Information provided:
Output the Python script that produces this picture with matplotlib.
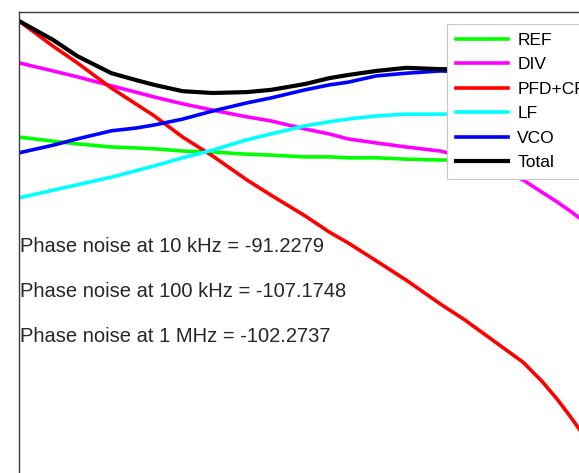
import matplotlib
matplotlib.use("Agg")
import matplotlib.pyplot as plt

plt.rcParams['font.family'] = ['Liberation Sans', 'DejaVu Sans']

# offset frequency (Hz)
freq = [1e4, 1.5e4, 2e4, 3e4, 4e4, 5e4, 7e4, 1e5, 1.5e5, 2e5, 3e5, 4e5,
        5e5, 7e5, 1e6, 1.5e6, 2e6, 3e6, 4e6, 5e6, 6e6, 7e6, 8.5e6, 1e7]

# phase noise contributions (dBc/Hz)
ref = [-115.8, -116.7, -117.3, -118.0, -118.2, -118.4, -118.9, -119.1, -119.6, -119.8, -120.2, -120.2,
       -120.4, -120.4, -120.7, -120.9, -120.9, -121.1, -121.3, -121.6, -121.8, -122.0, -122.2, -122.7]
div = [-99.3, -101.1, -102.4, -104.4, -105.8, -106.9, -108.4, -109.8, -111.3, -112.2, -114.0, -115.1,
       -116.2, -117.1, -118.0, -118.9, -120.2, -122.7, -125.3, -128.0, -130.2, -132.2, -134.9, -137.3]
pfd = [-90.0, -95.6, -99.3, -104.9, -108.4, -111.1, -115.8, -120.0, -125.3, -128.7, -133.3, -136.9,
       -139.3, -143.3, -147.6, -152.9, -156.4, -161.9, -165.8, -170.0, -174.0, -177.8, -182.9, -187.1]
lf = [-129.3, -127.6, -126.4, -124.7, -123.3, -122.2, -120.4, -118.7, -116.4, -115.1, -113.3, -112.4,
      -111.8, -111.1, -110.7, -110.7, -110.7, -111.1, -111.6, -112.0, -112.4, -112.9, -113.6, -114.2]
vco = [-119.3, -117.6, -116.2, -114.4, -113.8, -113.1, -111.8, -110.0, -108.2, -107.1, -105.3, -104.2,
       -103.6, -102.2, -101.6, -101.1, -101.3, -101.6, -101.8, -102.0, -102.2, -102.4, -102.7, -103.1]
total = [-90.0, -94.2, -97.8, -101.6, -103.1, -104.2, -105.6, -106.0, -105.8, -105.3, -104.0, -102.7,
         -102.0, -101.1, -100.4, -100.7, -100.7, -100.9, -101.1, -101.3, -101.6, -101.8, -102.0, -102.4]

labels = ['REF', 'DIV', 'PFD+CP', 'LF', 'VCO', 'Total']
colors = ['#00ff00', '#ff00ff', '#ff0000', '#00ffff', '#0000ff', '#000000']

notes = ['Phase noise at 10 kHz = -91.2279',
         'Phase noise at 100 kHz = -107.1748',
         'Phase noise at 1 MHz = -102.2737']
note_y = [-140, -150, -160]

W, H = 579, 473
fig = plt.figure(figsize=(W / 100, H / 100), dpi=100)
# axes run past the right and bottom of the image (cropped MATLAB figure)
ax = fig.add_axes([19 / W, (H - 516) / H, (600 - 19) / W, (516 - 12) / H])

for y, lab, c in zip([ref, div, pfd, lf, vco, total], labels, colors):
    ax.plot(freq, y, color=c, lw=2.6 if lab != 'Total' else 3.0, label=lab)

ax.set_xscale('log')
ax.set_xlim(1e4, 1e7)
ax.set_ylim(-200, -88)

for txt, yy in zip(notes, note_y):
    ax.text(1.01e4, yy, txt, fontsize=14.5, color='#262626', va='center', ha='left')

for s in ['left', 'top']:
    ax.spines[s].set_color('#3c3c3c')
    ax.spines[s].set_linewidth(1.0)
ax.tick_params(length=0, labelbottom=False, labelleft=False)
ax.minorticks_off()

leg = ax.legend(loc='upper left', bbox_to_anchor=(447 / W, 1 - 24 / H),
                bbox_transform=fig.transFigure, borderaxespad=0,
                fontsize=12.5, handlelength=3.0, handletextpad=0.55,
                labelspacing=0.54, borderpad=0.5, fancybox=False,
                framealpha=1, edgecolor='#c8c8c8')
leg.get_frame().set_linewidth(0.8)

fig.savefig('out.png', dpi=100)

--

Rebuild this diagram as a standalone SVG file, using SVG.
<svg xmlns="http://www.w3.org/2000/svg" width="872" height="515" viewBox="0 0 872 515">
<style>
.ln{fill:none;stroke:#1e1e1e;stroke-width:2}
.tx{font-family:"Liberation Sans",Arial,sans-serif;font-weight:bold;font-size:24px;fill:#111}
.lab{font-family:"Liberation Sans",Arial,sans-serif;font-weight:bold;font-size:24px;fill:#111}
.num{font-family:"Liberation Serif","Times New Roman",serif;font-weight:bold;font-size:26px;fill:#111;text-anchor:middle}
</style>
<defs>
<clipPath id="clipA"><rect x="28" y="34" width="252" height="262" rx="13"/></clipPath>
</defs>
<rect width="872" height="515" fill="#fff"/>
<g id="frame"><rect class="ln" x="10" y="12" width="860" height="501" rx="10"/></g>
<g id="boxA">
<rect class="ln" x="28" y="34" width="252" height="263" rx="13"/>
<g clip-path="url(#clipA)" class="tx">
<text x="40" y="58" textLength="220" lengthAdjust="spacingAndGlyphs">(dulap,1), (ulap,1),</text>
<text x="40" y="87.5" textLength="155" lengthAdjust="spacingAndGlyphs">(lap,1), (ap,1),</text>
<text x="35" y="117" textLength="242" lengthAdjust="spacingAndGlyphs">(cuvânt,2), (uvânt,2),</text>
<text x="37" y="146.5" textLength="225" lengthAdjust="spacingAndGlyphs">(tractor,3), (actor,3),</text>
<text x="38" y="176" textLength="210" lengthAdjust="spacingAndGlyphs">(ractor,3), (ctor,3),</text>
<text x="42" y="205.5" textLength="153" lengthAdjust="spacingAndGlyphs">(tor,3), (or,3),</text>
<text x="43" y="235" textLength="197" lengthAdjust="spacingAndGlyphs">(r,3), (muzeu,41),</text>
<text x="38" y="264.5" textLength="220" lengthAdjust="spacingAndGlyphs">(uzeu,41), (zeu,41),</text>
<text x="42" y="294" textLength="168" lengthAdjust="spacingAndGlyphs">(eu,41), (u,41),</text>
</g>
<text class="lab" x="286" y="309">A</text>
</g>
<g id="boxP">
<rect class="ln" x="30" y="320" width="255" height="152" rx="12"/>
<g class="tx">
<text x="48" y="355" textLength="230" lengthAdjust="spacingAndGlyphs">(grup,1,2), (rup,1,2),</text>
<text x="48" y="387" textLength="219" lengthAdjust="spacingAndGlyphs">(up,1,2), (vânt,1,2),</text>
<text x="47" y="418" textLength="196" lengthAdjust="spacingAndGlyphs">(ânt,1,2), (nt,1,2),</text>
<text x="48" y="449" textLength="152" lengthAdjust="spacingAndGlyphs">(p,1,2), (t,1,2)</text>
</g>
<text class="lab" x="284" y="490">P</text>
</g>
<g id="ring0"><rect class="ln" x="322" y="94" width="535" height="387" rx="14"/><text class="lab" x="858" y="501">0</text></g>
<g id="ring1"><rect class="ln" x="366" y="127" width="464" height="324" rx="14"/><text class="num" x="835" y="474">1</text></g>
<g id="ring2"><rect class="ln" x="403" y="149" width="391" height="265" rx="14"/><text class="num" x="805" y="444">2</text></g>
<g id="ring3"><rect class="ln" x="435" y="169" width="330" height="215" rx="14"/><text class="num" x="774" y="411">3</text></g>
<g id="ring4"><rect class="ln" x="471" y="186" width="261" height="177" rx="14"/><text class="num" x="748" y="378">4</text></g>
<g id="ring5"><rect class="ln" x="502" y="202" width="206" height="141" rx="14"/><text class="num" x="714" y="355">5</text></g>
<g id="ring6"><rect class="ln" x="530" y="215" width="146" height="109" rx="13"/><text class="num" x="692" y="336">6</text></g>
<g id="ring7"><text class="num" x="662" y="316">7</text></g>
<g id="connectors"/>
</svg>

Required task:
From the listing above, restate verbatim the lines running from the one with "Output the Python" through the one with "plt.rcParams['font.family'] = ['Liberation", inclusive, but not the pictures.

Answer for this exercise:
Output the Python script that produces this picture with matplotlib.
import matplotlib
matplotlib.use("Agg")
import matplotlib.pyplot as plt

plt.rcParams['font.family'] = ['Liberation Sans', 'DejaVu Sans']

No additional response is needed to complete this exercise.